Por isso mesmo, deixei para o final o elemento mais entusiasmante de "Pérola", a interpretação absolutamente magistral de Drica Moraes. Todo o elenco está muito bem, como o ótimo Rodolfo Vaz interpretando o pai Vado e Leonardo Fernandes como Mauro, o que mostra o talento de Benício na direção de atores, mas Drica parece ter vindo de outro planeta, ela está exuberante, uma dama de atriz nessa obra, lembrando que ela está a fazer uma personagem que simplesmente foi vivida por Vera Holtz no teatro. A parte musical de "Pérola" reúne joias do cancioneiro nacional e internacional, como Gal Costa, David Bowie, Gardel, entre outros, dando um colorido a mais nas recordações de Mauro Rasi.

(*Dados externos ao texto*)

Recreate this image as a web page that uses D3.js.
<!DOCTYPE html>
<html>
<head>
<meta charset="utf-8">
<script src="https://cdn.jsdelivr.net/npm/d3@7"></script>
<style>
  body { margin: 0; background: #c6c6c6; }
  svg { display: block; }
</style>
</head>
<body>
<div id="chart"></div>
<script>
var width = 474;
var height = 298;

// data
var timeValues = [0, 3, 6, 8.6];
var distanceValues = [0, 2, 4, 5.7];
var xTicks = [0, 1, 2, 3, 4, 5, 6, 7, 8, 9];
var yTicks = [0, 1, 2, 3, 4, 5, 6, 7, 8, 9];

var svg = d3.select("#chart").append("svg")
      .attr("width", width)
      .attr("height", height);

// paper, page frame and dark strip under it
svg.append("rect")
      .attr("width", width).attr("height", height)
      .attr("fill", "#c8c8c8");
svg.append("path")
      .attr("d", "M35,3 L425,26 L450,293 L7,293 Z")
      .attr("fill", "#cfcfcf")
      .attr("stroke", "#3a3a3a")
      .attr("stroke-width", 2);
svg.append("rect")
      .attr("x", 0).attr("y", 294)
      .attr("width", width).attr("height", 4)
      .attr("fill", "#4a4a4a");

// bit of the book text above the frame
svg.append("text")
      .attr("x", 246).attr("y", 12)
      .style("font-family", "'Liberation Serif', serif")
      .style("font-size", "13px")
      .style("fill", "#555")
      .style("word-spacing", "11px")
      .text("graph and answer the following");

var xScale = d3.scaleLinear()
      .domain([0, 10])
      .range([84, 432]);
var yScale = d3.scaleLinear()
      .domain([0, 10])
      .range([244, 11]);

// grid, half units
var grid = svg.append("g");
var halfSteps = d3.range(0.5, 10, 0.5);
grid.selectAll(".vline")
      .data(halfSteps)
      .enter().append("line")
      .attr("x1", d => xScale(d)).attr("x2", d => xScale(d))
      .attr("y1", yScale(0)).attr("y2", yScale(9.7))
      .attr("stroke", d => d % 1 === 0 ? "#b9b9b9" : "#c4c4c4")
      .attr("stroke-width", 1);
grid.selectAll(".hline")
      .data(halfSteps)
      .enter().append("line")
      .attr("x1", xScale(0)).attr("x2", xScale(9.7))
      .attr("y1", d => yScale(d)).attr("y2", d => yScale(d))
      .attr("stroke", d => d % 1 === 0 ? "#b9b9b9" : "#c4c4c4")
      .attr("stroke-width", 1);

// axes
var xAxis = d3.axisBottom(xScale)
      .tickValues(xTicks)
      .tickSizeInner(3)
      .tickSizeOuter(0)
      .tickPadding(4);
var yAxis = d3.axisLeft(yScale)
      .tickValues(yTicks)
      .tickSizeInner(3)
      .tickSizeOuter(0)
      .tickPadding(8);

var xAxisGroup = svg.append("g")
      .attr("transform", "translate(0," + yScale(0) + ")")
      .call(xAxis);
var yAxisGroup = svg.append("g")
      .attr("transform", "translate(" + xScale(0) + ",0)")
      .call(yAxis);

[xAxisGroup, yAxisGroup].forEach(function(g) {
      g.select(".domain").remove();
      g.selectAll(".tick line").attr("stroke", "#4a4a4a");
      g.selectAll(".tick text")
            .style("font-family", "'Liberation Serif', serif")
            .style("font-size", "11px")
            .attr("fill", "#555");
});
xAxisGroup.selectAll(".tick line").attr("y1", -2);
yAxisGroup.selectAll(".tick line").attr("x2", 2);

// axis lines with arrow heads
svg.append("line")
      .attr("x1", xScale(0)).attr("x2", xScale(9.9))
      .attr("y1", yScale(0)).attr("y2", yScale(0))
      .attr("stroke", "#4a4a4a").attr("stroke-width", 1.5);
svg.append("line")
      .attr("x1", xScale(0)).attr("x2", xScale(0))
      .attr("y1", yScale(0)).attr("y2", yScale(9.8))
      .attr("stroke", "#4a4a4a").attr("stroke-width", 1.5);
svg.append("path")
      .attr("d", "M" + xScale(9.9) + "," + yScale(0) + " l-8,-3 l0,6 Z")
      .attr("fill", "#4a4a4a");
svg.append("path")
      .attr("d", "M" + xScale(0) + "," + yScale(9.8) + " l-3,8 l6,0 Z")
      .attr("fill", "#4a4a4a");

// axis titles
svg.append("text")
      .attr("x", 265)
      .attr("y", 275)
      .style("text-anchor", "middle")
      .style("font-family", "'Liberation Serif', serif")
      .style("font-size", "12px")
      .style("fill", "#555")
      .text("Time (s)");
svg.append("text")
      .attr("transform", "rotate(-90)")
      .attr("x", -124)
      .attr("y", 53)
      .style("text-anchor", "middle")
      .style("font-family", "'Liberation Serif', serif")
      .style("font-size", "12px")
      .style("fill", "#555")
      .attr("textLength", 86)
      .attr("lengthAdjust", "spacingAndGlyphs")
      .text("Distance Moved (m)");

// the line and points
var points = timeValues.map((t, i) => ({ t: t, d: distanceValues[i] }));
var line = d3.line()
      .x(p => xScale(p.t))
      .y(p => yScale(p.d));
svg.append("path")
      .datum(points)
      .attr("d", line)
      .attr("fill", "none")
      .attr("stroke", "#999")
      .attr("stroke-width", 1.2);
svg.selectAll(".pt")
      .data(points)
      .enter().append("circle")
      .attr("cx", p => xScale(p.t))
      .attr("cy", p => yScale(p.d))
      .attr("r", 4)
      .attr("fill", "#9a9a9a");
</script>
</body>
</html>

"Pérola" consegue dosar bem as experiências dramáticas e cômicas dos personagens e reafirma Murilo Benício como um diretor atento, cuidadoso e cheio de promessas para o amanhã. O diretor sabe equilibrar as atuações, criando momentos de exuberância com Pérola e de introspecção com Mauro. Até a ausência, como a da mãe de Pérola que nunca aparece na trama, soa ora como comédia ora como drama. Um filme que consegue antes de tudo emocionar com verdade, sensibilidade e muita caipirinha. Uma pérola a mais de Benício para o nosso cinema ao contar a história de uma família de classe média, branca, heteronormativa e que pode representar tantas outras no seio de um Brasil que se equilibra eternamente entre o conservadorismo patriarcal e o desejo de mudança na política.